The goal is to get racer to perform perfect rustc type-inferred completion queries in the 100ms ballpark. To give an idea what racer is up against: using rustc to do a type check pass on a sizeable library (I've using the 'rustc_typeck' crate as an example) takes close to 10 seconds, with 8 seconds of that being the actual type checking.
Here's a representative breakdown of a prototype running against rustc_typeck (times are in seconds):
0.182s parse crate text from files into one big AST 0.711s expand macros, insert std::prelude 0.123s read external crates (libraries) 0.164s resolve crate (i.e. resolve all the static paths to point to actual nodes) 0.046s create a type context object (mk_ctxt()) 0.036s collect the types of all the items (fns, traits etc..) 0.010s infer variance 0.018s coherence check 8.077s perform a full type inference pass
Originally I was hoping I could find a way to cache a type-checked ast + side tables and then just incrementally fill in functions and re-typecheck only them. Unfortunately this approach conflicts heavily with the current rustc design, which freezes the ast shortly after the macro expansion stage (the 2nd phase above). I suspect changing the rustc design to accomodate modifying the ast after this stage would be a large and invasive change.

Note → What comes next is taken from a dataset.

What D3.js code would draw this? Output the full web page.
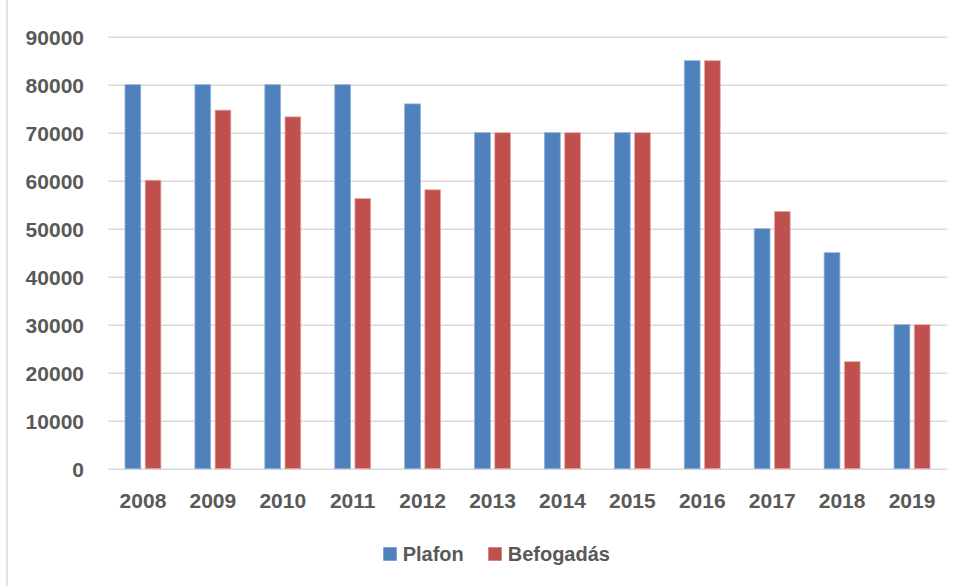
<!DOCTYPE html>
<html><head><meta charset="utf-8">
<script src="https://cdn.jsdelivr.net/npm/d3@7"></script>
<style>body{margin:0;background:#fff}svg{display:block}text{font-family:"Liberation Sans",Arial,sans-serif;font-weight:bold;fill:#595959}</style>
</head><body><svg id="c" width="963" height="586"></svg>
<script>
const years = ["2008","2009","2010","2011","2012","2013","2014","2015","2016","2017","2018","2019"];
const plafon = [80000,80000,80000,80000,76000,70000,70000,70000,85000,50000,45000,30000];
const befogadas = [60100,74700,73300,56300,58100,70000,70000,70000,85000,53600,22300,30000];
const seriesNames = ["Plafon","Befogadás"];
const colors = ["#4F81BD","#C0504D"];
const yTicks = [0,10000,20000,30000,40000,50000,60000,70000,80000,90000];

const svg = d3.select("#c");
const pLeft = 108, pRight = 947, pTop = 36.7, pBottom = 468.7;
const x0 = d3.scaleBand().domain(years).range([pLeft, pRight]).paddingInner(0.486).paddingOuter(0.243);
const x1 = d3.scaleBand().domain(seriesNames).range([0, x0.bandwidth()]).paddingInner(0.22);
const y = d3.scaleLinear().domain([0, 90000]).range([pBottom, pTop]);

svg.append("line").attr("x1",7).attr("x2",7).attr("y1",0).attr("y2",586).attr("stroke","#D9D9D9").attr("stroke-width",1.5);

const grid = svg.append("g").attr("transform",`translate(${pLeft},0)`)
  .call(d3.axisLeft(y).tickValues(yTicks).tickSize(-(pRight-pLeft)).tickFormat(""));
grid.select(".domain").remove();
grid.selectAll("line").attr("stroke","#D9D9D9").attr("stroke-width",1.6);

const yl = svg.append("g").attr("transform",`translate(84,0)`)
  .call(d3.axisLeft(y).tickValues(yTicks).tickSize(0).tickPadding(0).tickFormat(d3.format("d")));
yl.select(".domain").remove();
yl.selectAll("text").attr("font-size",21).attr("fill","#595959").attr("font-family",null).attr("dy","0.35em");

const data = years.map((yr,i)=>({yr, vals:[plafon[i], befogadas[i]]}));
const g = svg.append("g").selectAll("g").data(data).join("g")
  .attr("transform", d=>`translate(${x0(d.yr)},0)`);
g.selectAll("rect").data(d=>d.vals.map((v,j)=>({v, s:seriesNames[j], j})))
  .join("rect")
  .attr("x", d=>x1(d.s)).attr("width", x1.bandwidth())
  .attr("y", d=>y(d.v)).attr("height", d=>pBottom - y(d.v))
  .attr("fill", d=>colors[d.j])
  .attr("stroke", d=> d.j===0 ? "#8FB0DA" : "#E8A9A7").attr("stroke-width",0.8);

const xl = svg.append("g").attr("transform",`translate(0,${pBottom})`)
  .call(d3.axisBottom(x0).tickSize(0).tickPadding(0));
xl.select(".domain").remove();
xl.selectAll("text").attr("font-size",21).attr("fill","#595959").attr("font-family",null).attr("dy","0.35em").attr("y",32);

const legX = [383.3, 488.3];
const lg = svg.append("g").selectAll("g").data(seriesNames).join("g")
  .attr("transform",(d,i)=>`translate(${legX[i]},547.3)`);
lg.append("rect").attr("width",13.4).attr("height",13.4).attr("fill",(d,i)=>colors[i]);
lg.append("text").attr("x",19.4).attr("y",7).attr("dy","0.35em").attr("font-size",20).text(d=>d);
</script></body></html>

So if racer can't cache data after the expand stage, the other potentual avenue is to try and speed up the rest of the phases by typechecking less code. 'rustc' still needs a fully cohesive crate to compile, but there are some transformations that can be made to the code that will still leave a cohesive crate.
Rust has the nice charactistic that a function signature is enough to type-check a caller without the analysing the body, so the first obvious transformation is to remove function bodies except for the one you want to type check.

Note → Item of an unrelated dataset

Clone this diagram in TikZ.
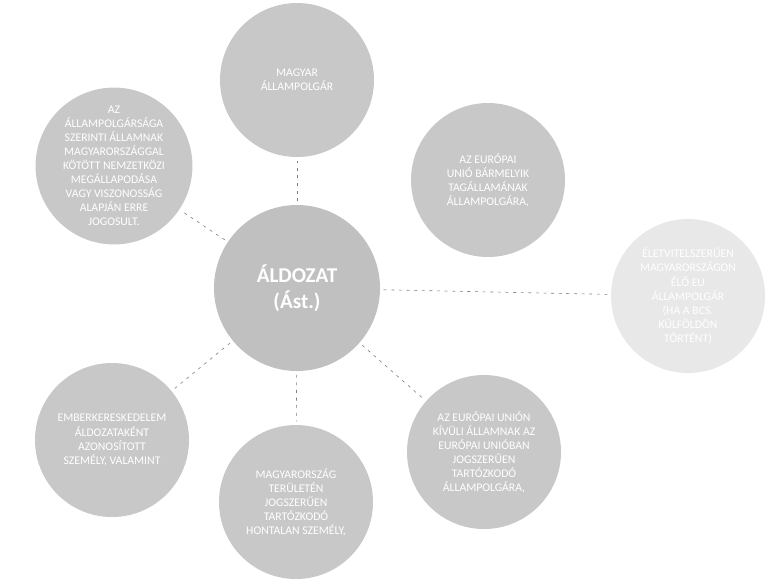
\documentclass[tikz,border=0pt]{standalone}
\usepackage{fontspec}
\setmainfont{Carlito}
\usetikzlibrary{positioning}
\definecolor{korszurke}{RGB}{200,200,200}
\definecolor{foszurke}{RGB}{192,192,192}
\definecolor{halvany}{RGB}{232,232,232}
\definecolor{vonal}{RGB}{125,125,125}
\tikzset{
  kor/.style  ={circle,fill=korszurke,text=white,align=center,inner sep=0pt,
                minimum size=4.62cm,font=\fontsize{10}{12}\selectfont},
  fo/.style   ={kor,fill=foszurke,minimum size=4.98cm,font=\fontsize{18}{22}\selectfont\bfseries},
  halv/.style ={kor,fill=halvany},
  kap/.style  ={draw=vonal,line width=0.5pt,dash pattern=on 2.5pt off 4pt,
                shorten <=3pt,shorten >=3pt},
}
\begin{document}
\begin{tikzpicture}[x=0.03cm,y=-0.03cm]
  \useasboundingbox (0,0) rectangle (767,582);
  % kozepso kor
  \node[fo] (aldozat) at (297,288) {ÁLDOZAT\\(Ást.)};
  % korulotte
  \node[kor] (magyar) at (297,80) {MAGYAR\\ÁLLAMPOLGÁR};
  \node[kor] (szerzodes) at (114,166) {AZ\\ÁLLAMPOLGÁRSÁGA\\SZERINTI ÁLLAMNAK\\MAGYARORSZÁGGAL\\KÖTÖTT NEMZETKÖZI\\MEGÁLLAPODÁSA\\VAGY VISZONOSSÁG\\ALAPJÁN ERRE\\JOGOSULT.};
  \node[kor] (eutag) at (488,180) {AZ EURÓPAI\\UNIÓ BÁRMELYIK\\TAGÁLLAMÁNAK\\ÁLLAMPOLGÁRA,};
  \node[halv] (eletvitel) at (688,296) {ÉLETVITELSZERŰEN\\MAGYARORSZÁGON\\ÉLŐ EU\\ÁLLAMPOLGÁR\\(HA A BCS.\\KÜLFÖLDÖN\\TÖRTÉNT)};
  \node[kor] (ember) at (112,440) {EMBERKERESKEDELEM\\ÁLDOZATAKÉNT\\AZONOSÍTOTT\\SZEMÉLY, VALAMINT};
  \node[kor] (hontalan) at (296,502) {MAGYARORSZÁG\\TERÜLETÉN\\JOGSZERŰEN\\TARTÓZKODÓ\\HONTALAN SZEMÉLY,};
  \node[kor] (kivuli) at (484,452) {AZ EURÓPAI UNIÓN\\KÍVÜLI ÁLLAMNAK AZ\\EURÓPAI UNIÓBAN\\JOGSZERŰEN\\TARTÓZKODÓ\\ÁLLAMPOLGÁRA,};
  % szaggatott kapcsolatok
  \draw[kap] (aldozat) -- (magyar);
  \draw[kap] (aldozat) -- (szerzodes);
  \draw[kap] (aldozat) -- (eletvitel);
  \draw[kap] (aldozat) -- (kivuli);
  \draw[kap] (aldozat) -- (hontalan);
  \draw[kap] (aldozat) -- (ember);
\end{tikzpicture}
\end{document}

Here's some timings running a type-check over the same crate, but this time with all the function bodies removed:
0.031s parse 0.127s expand 0.085s read crates 0.032s resolve crate 0.002s mk_ctxt 0.016s collect_item_types 0.001s infer variance 0.013s coherence check 0.644s type check
This is closer, although still way-off the 100ms goal. A sub-second typecheck is a pretty good start though. There are other transformations racer can try - e.g. pruning private declarations that can't be reached from the target code.
So if we take this approach, racer's ultimate performance will depend on its ability to prune the ast. To get an idea of what the performance could be like if racer became really good at this I pruned an ast manually. This is rust_typeck with the body of one function intact (I used 'typeck::check::check_bounds_are_used'), and only the direct dependencies of this function. I cheated a bit and used rustc to tell me what the dependencies should be; The timings assume the initial ast was parsed, expanded and cached, and doesn't include any time racer would take to prune the tree.
0.045s re-expand the ast based on 0.000s ast map 0.073s read crates 0.008s resolve crate 0.000s mk_ctxt 0.000s collect_item_types 0.000s infer variance 0.003s coherence check 0.149s type check
So there we are. Still almost a couple of hundred millis off the goal, but definitely in right ballpark. I haven't dug much into the actual rustc typechecking code proper yet, so I'm hoping I can get some further (maybe radical) gains there.
I think the next stage for me is to build a prototype that can do interactive type checking of a crate. Something like 'highlight an expression and it tells you the type'. I hope that by building that I'll learn more about rustc and maybe discover some further optimizations or maybe a better approach.